Oopsie! That d*** spell checker. Add some xanthum gum: probably 1/2 tsp.
FOR ELAINE: Hahaha, very cute, “ham gum” for adding to hamentaschen! (I know it was a typo, as you said, but it was adorable.)
What a great recipe!! I just made these with my daughter and they turned out great! They were ready in just 11 minutes….very quick.
You’re hillarious, loved the pic! Although hers did look more fitting for an evil guy…just sayin’
You’re 100% correct!
Just about to to make these using KAF flour blend, wondering if I need to add xantham gum…anyone? Xo
Never used KAF blend! Anyone else?
My dough was really sticky! I ended up putting spoonfuls of dough on the parchment paper and pushed a GF/DF chocolate chunk in the center. I couldn’t roll the dough to make the triangles. What could I have done wrong that made the dough so sticky? They tasted good though.
It might just be where you live? I’m in very dry California so I had no issues, but I’m wondering if I’d been in Texas, where everything is damp, if it would have been the same. Maybe cut down on the liquid and see if that works!

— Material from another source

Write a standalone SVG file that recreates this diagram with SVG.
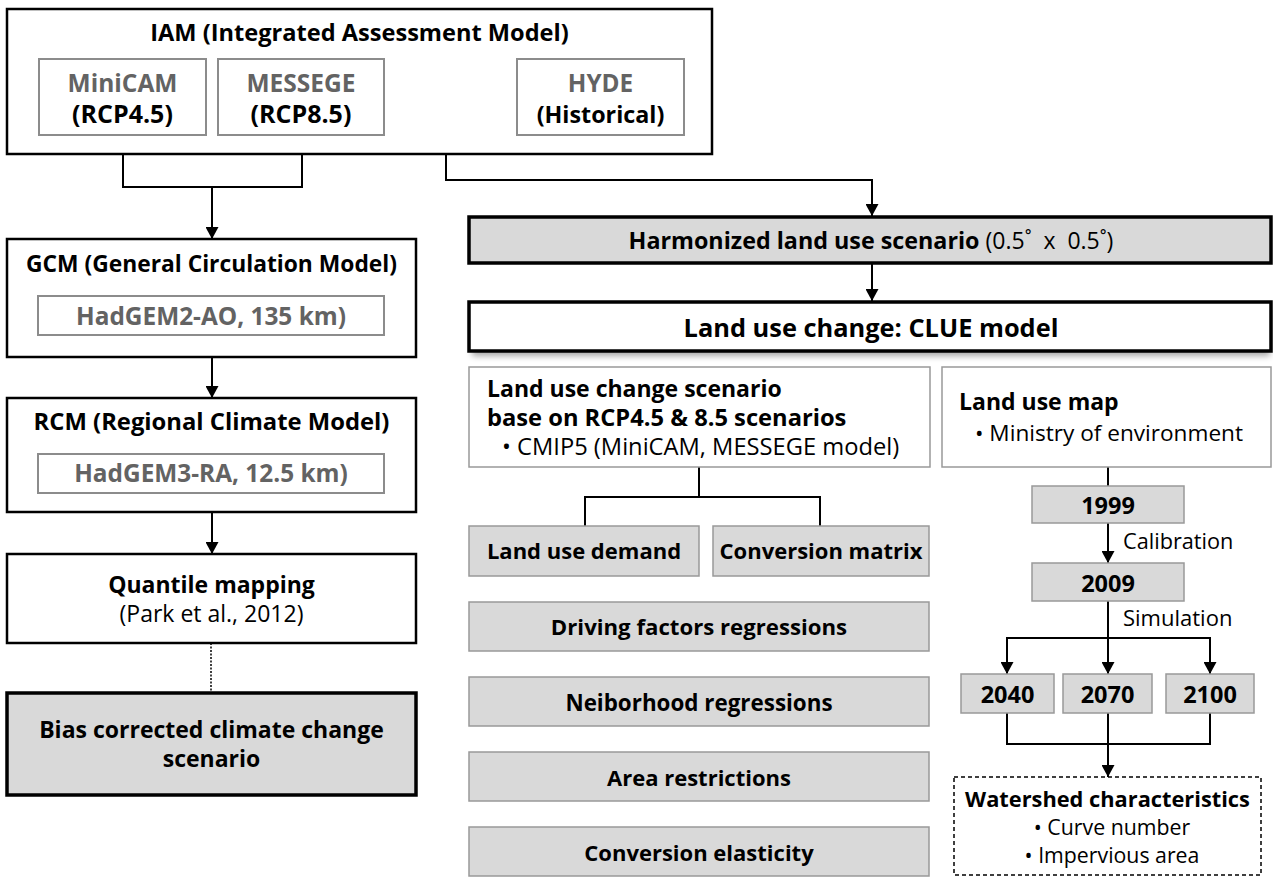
<svg xmlns="http://www.w3.org/2000/svg" width="1273" height="878" viewBox="0 0 1273 878">
<style>
text{font-family:"Open Sans","Noto Sans","DejaVu Sans",sans-serif;fill:#000}
.b{font-weight:bold;font-size:22px}
.r{font-weight:normal;font-size:23px}
.g{fill:#636363}
.c{text-anchor:middle}
.main{fill:#fff;stroke:#000;stroke-width:2.5}
.thick{stroke-width:3.5}
.inner{fill:#fff;stroke:#8c8c8c;stroke-width:2}
.lite{fill:#fff;stroke:#999;stroke-width:1.5}
.grey{fill:#d9d9d9;stroke:#999;stroke-width:1.5}
.ln{fill:none;stroke:#000;stroke-width:2}
.arr{marker-end:url(#ah)}
.dot{fill:none;stroke:#000;stroke-width:1.5;stroke-dasharray:2 1.5}
</style>
<defs>
<marker id="ah" markerUnits="userSpaceOnUse" markerWidth="13" markerHeight="13" refX="12" refY="6.5" orient="auto" viewBox="0 0 13 13">
<path d="M0,0 L12,6.5 L0,13 z" fill="#000"/>
</marker>
<filter id="sh" x="-5%" y="-20%" width="110%" height="160%">
<feGaussianBlur stdDeviation="3"/>
</filter>
</defs>
<rect width="1273" height="878" fill="#fff"/>

<g id="connectors">
<polyline class="ln" points="123,135 123,187 302,187 302,135"/>
<line class="ln arr" x1="212" y1="187" x2="212" y2="239"/>
<line class="dot" x1="384" y1="97" x2="517" y2="97"/>
<polyline class="ln arr" points="446,97 446,180 872,180 872,216"/>
<line class="ln arr" x1="872" y1="263" x2="872" y2="301"/>
<line class="ln arr" x1="212" y1="357" x2="212" y2="398"/>
<line class="ln arr" x1="212" y1="512" x2="212" y2="554"/>
<line class="dot" x1="211" y1="643" x2="211" y2="693"/>
<line class="ln" x1="699" y1="467" x2="699" y2="497"/>
<polyline class="ln" points="585,526 585,497 820,497 820,526"/>
<line class="ln" x1="1108" y1="467" x2="1108" y2="486"/>
<line class="ln arr" x1="1108" y1="523" x2="1108" y2="563"/>
<line class="ln arr" x1="1108" y1="601" x2="1108" y2="674"/>
<polyline class="ln arr" points="1108,638 1007,638 1007,674"/>
<polyline class="ln arr" points="1108,638 1210,638 1210,674"/>
<polyline class="ln" points="1007,713 1007,744 1210,744 1210,713"/>
<line class="ln arr" x1="1108" y1="713" x2="1108" y2="777"/>
</g>

<g id="iam">
<rect class="main" x="7" y="9" width="705" height="145"/>
<text class="b c" x="359.5" y="41" style="font-size:23.6px">IAM (Integrated Assessment Model)</text>
</g>
<g id="minicam">
<rect class="inner" x="39" y="59" width="167" height="76"/>
<text class="b c g" x="122.5" y="92" style="font-size:24.5px">MiniCAM</text>
<text class="b c" x="122.5" y="123" style="font-size:25px">(RCP4.5)</text>
</g>
<g id="messege">
<rect class="inner" x="218" y="59" width="166" height="76"/>
<text class="b c g" x="301" y="92" style="font-size:24.5px">MESSEGE</text>
<text class="b c" x="301" y="123" style="font-size:25px">(RCP8.5)</text>
</g>
<g id="hyde">
<rect class="inner" x="517" y="59" width="167" height="76"/>
<text class="b c g" x="600.5" y="92" style="font-size:24.3px">HYDE</text>
<text class="b c" x="600.5" y="123" style="font-size:23.3px">(Historical)</text>
</g>

<g id="gcm">
<rect class="main" x="7" y="239" width="409" height="118"/>
<text class="b c" x="211.5" y="272" style="font-size:22.8px">GCM (General Circulation Model)</text>
<rect class="inner" x="38" y="296" width="346" height="39"/>
<text class="b c g" x="211" y="325" style="font-size:24.4px">HadGEM2-AO, 135 km)</text>
</g>
<g id="rcm">
<rect class="main" x="7" y="398" width="409" height="114"/>
<text class="b c" x="211.5" y="430" style="font-size:23.8px">RCM (Regional Climate Model)</text>
<rect class="inner" x="38" y="454" width="346" height="39"/>
<text class="b c g" x="211" y="482" style="font-size:24.4px">HadGEM3-RA, 12.5 km)</text>
</g>
<g id="quantile">
<rect class="main" x="7" y="554" width="409" height="89"/>
<text class="b c" x="211.5" y="593" style="font-size:23px">Quantile mapping</text>
<text class="r c" x="211.5" y="622">(Park et al., 2012)</text>
</g>
<g id="bias">
<rect class="main thick" x="7" y="693" width="409" height="102" style="fill:#d9d9d9"/>
<text class="b c" x="211.5" y="738" style="font-size:23px">Bias corrected climate change</text>
<text class="b c" x="211.5" y="767" style="font-size:23px">scenario</text>
</g>

<g id="harmonized">
<rect class="main thick" x="469" y="217" width="802" height="46" style="fill:#d9d9d9"/>
<text class="c" x="871" y="249"><tspan class="b" style="font-size:23.3px">Harmonized land use scenario</tspan><tspan class="r"> (0.5˚ &#160;x&#160; 0.5˚)</tspan></text>
</g>
<g id="clue">
<rect x="472" y="308" width="798" height="48" fill="#000" opacity="0.35" filter="url(#sh)"/>
<rect class="main thick" x="469" y="302" width="802" height="49"/>
<text class="b c" x="871" y="337" style="font-size:25.4px">Land use change: CLUE model</text>
</g>
<g id="luc-scenario">
<rect class="lite" x="469" y="367" width="461" height="100"/>
<text class="b" x="487" y="397" style="font-size:23px">Land use change scenario</text>
<text class="b" x="487" y="426" style="font-size:23.7px">base on RCP4.5 &amp; 8.5 scenarios</text>
<text class="r" x="502" y="455" style="font-size:23.7px">• CMIP5 (MiniCAM, MESSEGE model)</text>
</g>
<g id="lu-map">
<rect class="lite" x="942" y="367" width="329" height="100"/>
<text class="b" x="959" y="410" style="font-size:23px">Land use map</text>
<text class="r" x="975" y="441" style="font-size:22.6px">• Ministry of environment</text>
</g>
<g id="lu-demand">
<rect class="grey" x="469" y="526" width="230" height="50"/>
<text class="b c" x="584" y="559">Land use demand</text>
</g>
<g id="conv-matrix">
<rect class="grey" x="713" y="526" width="216" height="50"/>
<text class="b c" x="821" y="559">Conversion matrix</text>
</g>
<g id="driving">
<rect class="grey" x="469" y="602" width="460" height="49"/>
<text class="b c" x="699" y="635" style="font-size:22.2px">Driving factors regressions</text>
</g>
<g id="neighborhood">
<rect class="grey" x="469" y="677" width="460" height="49"/>
<text class="b c" x="699" y="711" style="font-size:22.4px">Neiborhood regressions</text>
</g>
<g id="area">
<rect class="grey" x="469" y="752" width="460" height="49"/>
<text class="b c" x="699" y="786">Area restrictions</text>
</g>
<g id="elasticity">
<rect class="grey" x="469" y="827" width="460" height="49"/>
<text class="b c" x="699" y="861">Conversion elasticity</text>
</g>

<g id="y1999">
<rect class="grey" x="1032" y="486" width="152" height="37"/>
<text class="b c" x="1108" y="514" style="font-size:23.5px">1999</text>
</g>
<g id="y2009">
<rect class="grey" x="1032" y="563" width="152" height="38"/>
<text class="b c" x="1108" y="592" style="font-size:23.5px">2009</text>
</g>
<text class="r" x="1123" y="549" style="font-size:21.7px">Calibration</text>
<text class="r" x="1123" y="626" style="font-size:22px">Simulation</text>
<g id="y2040">
<rect class="grey" x="961" y="674" width="93" height="39"/>
<text class="b c" x="1007.5" y="703" style="font-size:23.5px">2040</text>
</g>
<g id="y2070">
<rect class="grey" x="1063" y="674" width="89" height="39"/>
<text class="b c" x="1107.5" y="703" style="font-size:23.5px">2070</text>
</g>
<g id="y2100">
<rect class="grey" x="1166" y="674" width="88" height="39"/>
<text class="b c" x="1210" y="703" style="font-size:23.5px">2100</text>
</g>
<g id="watershed">
<rect x="954" y="777" width="307" height="98" fill="#fff" stroke="#000" stroke-width="1.5" stroke-dasharray="4 3"/>
<text class="b c" x="1107.5" y="807" style="font-size:21.8px">Watershed characteristics</text>
<text class="r c" x="1112" y="835" style="font-size:21.3px">• Curve number</text>
<text class="r c" x="1112" y="863" style="font-size:21.3px">• Impervious area</text>
</g>
</svg>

There is a lot of humidity in South Florida so that could be an issue. Thanks. FYI……I had to bake 6 doz for a cookie party but was going to be out of town for 6 days until the night before the party. I made them the night before we left and froze them. I had made a couple extra to try that morning in case I had to bake new cookies at the last minute but they tasted great defrosted!
Hey all – Rachel here again. I am trying these year 2 as we speak (KAF flour was great last year; this time I’m using Trader Joe’s GF flour (will report back)) and I’m having the same issue with stickiness described above…added a lot of extra flour. I’m in SoCal too but it’s a more humid day than usual so perhaps that’s it, or it’s the flour I chose. Back soon with results and happy Purim!
Let me know how it went! It has been humid, and totally gross.
So the Hamentaschen had pretty good flavor but the texture was a little gritty. I’ll chalk (no pun intended) it up to the flour brand and the extra flour I had to use to firm up the dough. Every time stray from KAF I’m sorry! Oh well. I might try again sooner than next Purim…it’s a great recipe!
Thanks so much for this recipe. Man, Purim is the best holiday ever. A wise advisor, a Cinderella story where Cinderella actually has to be brave and save her people, and a horrible villian who you have to actively boo. Not to mention Hamen’s delicious hat. (Sephardi make Hamen’s ears instead) Put Purim together with Passover’s profound metaphors and wonderful food, add in Sukkot and there’s good reasons to convert right there! (Only kidding)
Ha! Love Purim too. It’s really a special time.
Could you use butter in this recipe? Or if not butter, will grapeseed or avocado oil work? I was planning for butter and we don’t do canola oil. Thank you. 🙂
You can definitely use butter. I don’t know the exact measurement, but I would experiment with a similar amount to the oil.